L’œuvre-monde ne prend pas les dimensions de l’univers dont nous ignorons superbement l’étendue ; sa vastitude ne nous agrée pas car c’est près du foyer de l’œuvre que nous aimons demeurer. L’œuvre est tantôt fenêtre sur un monde qui est le sien, tantôt sève délicatement prélevée sur les essences qui prospèrent dans le pays natal. Les guerres et les conflits y font figures de hors-d’œuvre, « le bruit et la fureur » n’y sont nullement atténués mais à leur tonitruance s’est substituée une intensité qui traverse le temps. Notre insatiable appétit réclame des nourritures plus coriaces et nous les trouvons à portée de mots dans chaque taillis, dans chaque saillie poétique qui chacune ouvre sur un monde dans le monde.

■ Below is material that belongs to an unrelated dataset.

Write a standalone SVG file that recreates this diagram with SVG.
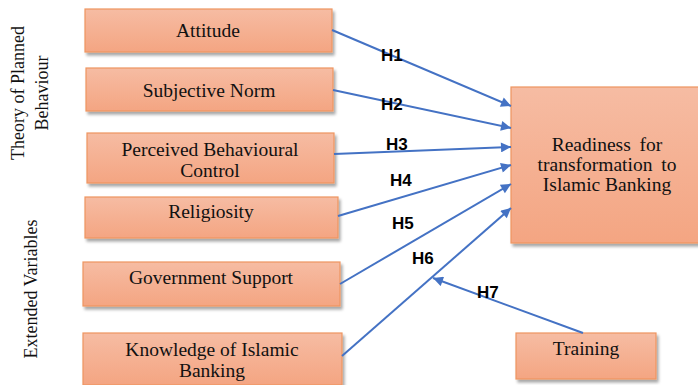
<svg xmlns="http://www.w3.org/2000/svg" width="698" height="385" viewBox="0 0 698 385">
<defs>
<linearGradient id="g" x1="0" y1="0" x2="0" y2="1">
<stop offset="0" stop-color="#F6BCA3"/>
<stop offset="1" stop-color="#F4A582"/>
</linearGradient>
<filter id="sh" x="-10%" y="-10%" width="125%" height="140%">
<feGaussianBlur in="SourceAlpha" stdDeviation="1.5"/>
<feOffset dx="2" dy="3" result="b"/>
<feComponentTransfer><feFuncA type="linear" slope="0.35"/></feComponentTransfer>
<feMerge><feMergeNode/><feMergeNode in="SourceGraphic"/></feMerge>
</filter>
<marker id="ah" viewBox="0 0 10 10" refX="10" refY="5" markerWidth="6" markerHeight="5" orient="auto" markerUnits="strokeWidth">
<path d="M0,0 L10,5 L0,10 Z" fill="#4472C4"/>
</marker>
</defs>
<style>
.box{fill:url(#g);stroke:#EE9560;stroke-width:1.2;filter:url(#sh)}
.t{font-family:"Liberation Serif","Times New Roman",serif;font-size:19.5px;fill:#111;text-anchor:middle}
.side{font-family:"Liberation Serif","Times New Roman",serif;font-size:18px;fill:#111;text-anchor:middle}
.h{font-family:"Liberation Sans",Arial,sans-serif;font-size:17px;font-weight:bold;fill:#000}
.c{stroke:#4472C4;stroke-width:2;fill:none;marker-end:url(#ah)}
</style>

<g id="label-tpb">
<text class="side" transform="translate(24,93) rotate(-90)">Theory of Planned</text>
<text class="side" transform="translate(48,93) rotate(-90)">Behaviour</text>
</g>
<g id="label-ext">
<text class="side" transform="translate(37,289) rotate(-90)">Extended Variables</text>
</g>

<g id="attitude"><rect class="box" x="85" y="9" width="247" height="43"/><text class="t" x="208" y="37">Attitude</text></g>
<g id="subjective-norm"><rect class="box" x="86" y="68" width="247" height="43"/><text class="t" x="209" y="97">Subjective Norm</text></g>
<g id="pbc"><rect class="box" x="87" y="133" width="247" height="50"/><text class="t" x="210" y="156">Perceived Behavioural</text><text class="t" x="210" y="177">Control</text></g>
<g id="religiosity"><rect class="box" x="85" y="197" width="253" height="41"/><text class="t" x="211" y="218">Religiosity</text></g>
<g id="government-support"><rect class="box" x="83" y="262" width="257" height="44"/><text class="t" x="211" y="284">Government Support</text></g>
<g id="knowledge"><rect class="box" x="83" y="333" width="259" height="52"/><text class="t" x="212" y="356">Knowledge of Islamic</text><text class="t" x="212" y="377">Banking</text></g>
<g id="readiness"><rect class="box" x="511" y="87" width="190" height="156"/><text class="t" x="607" y="151" word-spacing="4">Readiness for</text><text class="t" x="607" y="171" word-spacing="4">transformation to</text><text class="t" x="607" y="191">Islamic Banking</text></g>
<g id="training"><rect class="box" x="516" y="333" width="140" height="46"/><text class="t" x="586" y="355">Training</text></g>

<g id="connectors">
<line class="c" x1="332" y1="30" x2="511" y2="106"/>
<line class="c" x1="333" y1="90" x2="511" y2="128"/>
<line class="c" x1="334" y1="154" x2="511" y2="147"/>
<line class="c" x1="338" y1="216" x2="511" y2="165"/>
<line class="c" x1="340" y1="284" x2="511" y2="184"/>
<line class="c" x1="342" y1="356" x2="511" y2="208"/>
<line class="c" x1="583" y1="333" x2="433" y2="278"/>
<text class="h" x="381" y="61">H1</text>
<text class="h" x="381" y="110">H2</text>
<text class="h" x="386" y="150">H3</text>
<text class="h" x="390" y="186">H4</text>
<text class="h" x="392" y="229">H5</text>
<text class="h" x="412" y="264">H6</text>
<text class="h" x="477" y="298">H7</text>
</g>
</svg>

D’année en année, l’œuvre et son passé d’œuvre roule en nous comme les vagues marines, rejetant sur nos côtes des fragments de naufrage qui nous rappellent que des vies furent en jeu, mises en jeu puis détruites, passées sous silence, et enfin oubliées du grand nombre. Les vagues nombreuses jettent une ombre d’écume sur ces fragments de vie échouées là sur la grève, en révèlent ainsi toute la présence contristée.

Nous rassemblons pieusement les fragments venus s’échouer et instantanément les voici tous porteurs d’idées essentielles inscrites dans la modestie de leur matière même. Nous les assemblons au gré des signes qu’ils manifestent, en faisons des sculptures éphémères offertes au ressac et à la brise marine, à la tempête d’équinoxe qui les emportera au large à nouveau, en dispersera les signes allusifs jusqu’au prochain échouage sur le sable blond ou les rudes galets inégaux. Des côtes grecques aux côtes écossaises, le jeu se répète en un salut lancé au monde qui ne cesse de s’agiter.

L’œuvre en son passé d’écriture achevée et de lecture incessante qui relance l’écriture vers l’origine de sa mise nous jette dans l’avenir qui n’est pas un pur futur à la neutralité affligeante ; elle engage un combat auquel elle ne cesse de nous préparer, nous pousse à aller de l’avant tant dans ses flux que ses reflux, manifestation haletante du temps qui abdique devant l’espace ainsi créé qui s’offre à nos yeux et nos mains qui façonnent dans l’ivresse des embruns de ces figures nouvelles appelées à exister le temps qu’il leur plaira de demeurer.

L’œuvre ainsi inscrite dans le bois et la pierre, les filets de pêche déchirés et mille objets assemblés devient matière concrète rivale des mots qui l’ont inspirée ; à grands traits, l’œuvre respire dans nos poumons l’air marin qui enivre.

Nous pouvons rentrer sereins car nous avons su saluer le monde à sa juste mesure, en passants amicaux que le devenir n’effraie pas.